Posted Thursday, Dec. 13, 2007, at 8:41 PM ET
Weintraub: Seldom does one ever want to defend politicians, but it was Congress that got this ball rolling in the first place (thanks to Canseco).
Levin: I have no doubt that Henry Waxman and Tom Davis will find a way to turn this into an opportunity for pointless posturing and grandstanding, just like they did in 2004. As Mitchell admits in the report, the vast majority of the cases that he's writing about happened between two and nine years ago. Is there anything new in here that requires Congress to act?
Metcalf: Right, politicians are grandstanding poltroons, and all bachelors are unmarried men. So what? Do we want someone with teeth to continue looking into this, or not? We can't both rag on the politicians for taking up the cause and the teams for saying, "Let's move on." Assume everyone, from Fehr to Selig to John McCain, is a self-serving dickhead. Is there anything we want to know that we don't? Are we willing to go back through the same old mud to get it? How do we want the testing policy to be revised? The voice of an old fogey, but a sport in which Bret Boone hits one-handed home runs is almost totally uninteresting to me.
Levin: Well, if you don't like to watch guys like Bret Boone hit one-handed home runs, you're in luck. The MLB home-run rate was way, way down this year. I'm not dumb enough to believe that MLB's current testing program has eradicated drug use in baseball, but the Mitchell report is a historical document. It mostly lists guys who took steroids between two and nine years ago. That's why I think the Mitchell report is almost useless as a referendum on baseball's standard operating procedure vis-à-vis drug use. It is, though, a wonderful piece of literature and invaluable as an oral history of the game's drug age. (The Glory of Their Vials, anyone?) Never has there been a better depiction of how the modern clubhouse operates, with the intimate relationships between players, trainers, and the occasional batboy from the wrong side of the tracks. And one thing we haven't talked about is the complicity of MLB front offices. This note of "an internal among Los Angeles Dodgers officials" in the section on Paul Lo Duca is fascinating: "Steroids aren't being used anymore on him. Big part of this. Might have some value to trade. ... Florida might have interest. ... Got off the steroids. ... Took away a lot of hard line drives."

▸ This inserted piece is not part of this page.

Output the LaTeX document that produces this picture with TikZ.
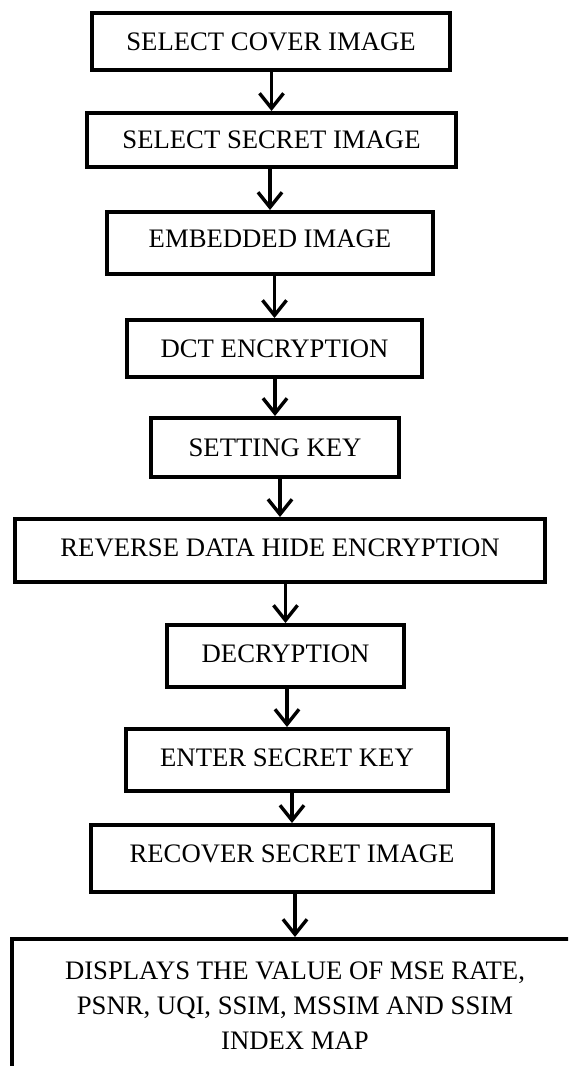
\documentclass[tikz,border=0pt]{standalone}
\usepackage{fontspec}
\setmainfont{Liberation Serif}
\usetikzlibrary{arrows.meta, positioning}
\tikzset{
  stepbox/.style={rectangle, draw=black, line width=2pt, fill=white, inner sep=0pt,
    font=\fontsize{13.35}{17.5}\selectfont, text centered, align=center},
  raised/.style={text height=9pt, text depth=#1},
  arrow/.style={-{Straight Barb[length=7.5pt,width=12pt]}, line width=1.7pt, black}
}
\begin{document}
\begin{tikzpicture}[x=0.5pt, y=-0.5pt]
  \useasboundingbox (0,0) rectangle (568,1066);
  \clip (0,0) rectangle (568,1066);
  \node[stepbox, minimum width=179pt, minimum height=28.5pt] (cover) at (271,41.5) {SELECT COVER IMAGE};
  \node[stepbox, minimum width=184.5pt, minimum height=27pt] (secret) at (271.5,140) {SELECT SECRET IMAGE};
  \node[stepbox, raised=4.8pt, minimum width=163pt, minimum height=31pt] (embed) at (270,243) {EMBEDDED IMAGE};
  \node[stepbox, minimum width=147.5pt, minimum height=28.5pt] (dct) at (274.5,348.5) {DCT ENCRYPTION};
  \node[stepbox, minimum width=124pt, minimum height=29.5pt] (key) at (275,447.5) {SETTING KEY};
  \node[stepbox, raised=2.8pt, minimum width=265pt, minimum height=31.5pt] (rdh) at (280,550.5) {REVERSE DATA HIDE ENCRYPTION};
  \node[stepbox, raised=2.8pt, minimum width=118.5pt, minimum height=31pt] (decrypt) at (285.5,656) {DECRYPTION};
  \node[stepbox, raised=2.8pt, minimum width=161pt, minimum height=31pt] (enter) at (287,760) {ENTER SECRET KEY};
  \node[stepbox, raised=4.8pt, minimum width=201pt, minimum height=33.5pt] (recover) at (292,858.5) {RECOVER SECRET IMAGE};
  \node[stepbox, anchor=north, minimum width=283pt, minimum height=67pt] (display) at (295,937)
    {DISPLAYS THE VALUE OF MSE RATE,\\PSNR, UQI, SSIM, MSSIM AND SSIM\\INDEX MAP};
  % arrows between the steps
  \draw[arrow] (secret.north |- cover.south) -- (secret.north);
  \draw[arrow] (embed.north |- secret.south) -- (embed.north);
  \draw[arrow] (dct.north |- embed.south) -- (dct.north);
  \draw[arrow] (key.north |- dct.south) -- (key.north);
  \draw[arrow] (rdh.north |- key.south) -- (rdh.north);
  \draw[arrow] (decrypt.north |- rdh.south) -- (decrypt.north);
  \draw[arrow] (enter.north |- decrypt.south) -- (enter.north);
  \draw[arrow] (recover.north |- enter.south) -- (recover.north);
  \draw[arrow] (display.north |- recover.south) -- (display.north);
\end{tikzpicture}
\end{document}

Metcalf: Maybe this fine piece of literature will motivate someone to make the testing regime meaningful.
Wilson: Here's my count of teams mentioned in the section about Radomski. Disclaimer: Some guys played for six teams, but we can't assume they took steroids while playing for each team. Still interesting, though.
American League
East: New York 14, Toronto 5, Boston 9, Baltimore 13, Tampa Bay 3
Central: Minnesota 4, Detroit 6, Chicago 1, Cleveland 9, Kansas City 7
West: Oakland 6, Los Angeles 8, Texas 7, Seattle 7
National League
East: New York 13, Philadelphia 5, Atlanta 5, Florida 6, Montreal/Washington 9
Central: St. Louis 8, Houston 6, Cincinnati 8, Milwaukee 4, Pittsburgh 6, Chicago 7
West: Los Angeles 11, San Diego 7, San Francisco 6, Arizona 5, Colorado 9
Levin: If I'm a Chicago White Sox fan, I'm asking why our guys aren't willing to compete with the rest of the league.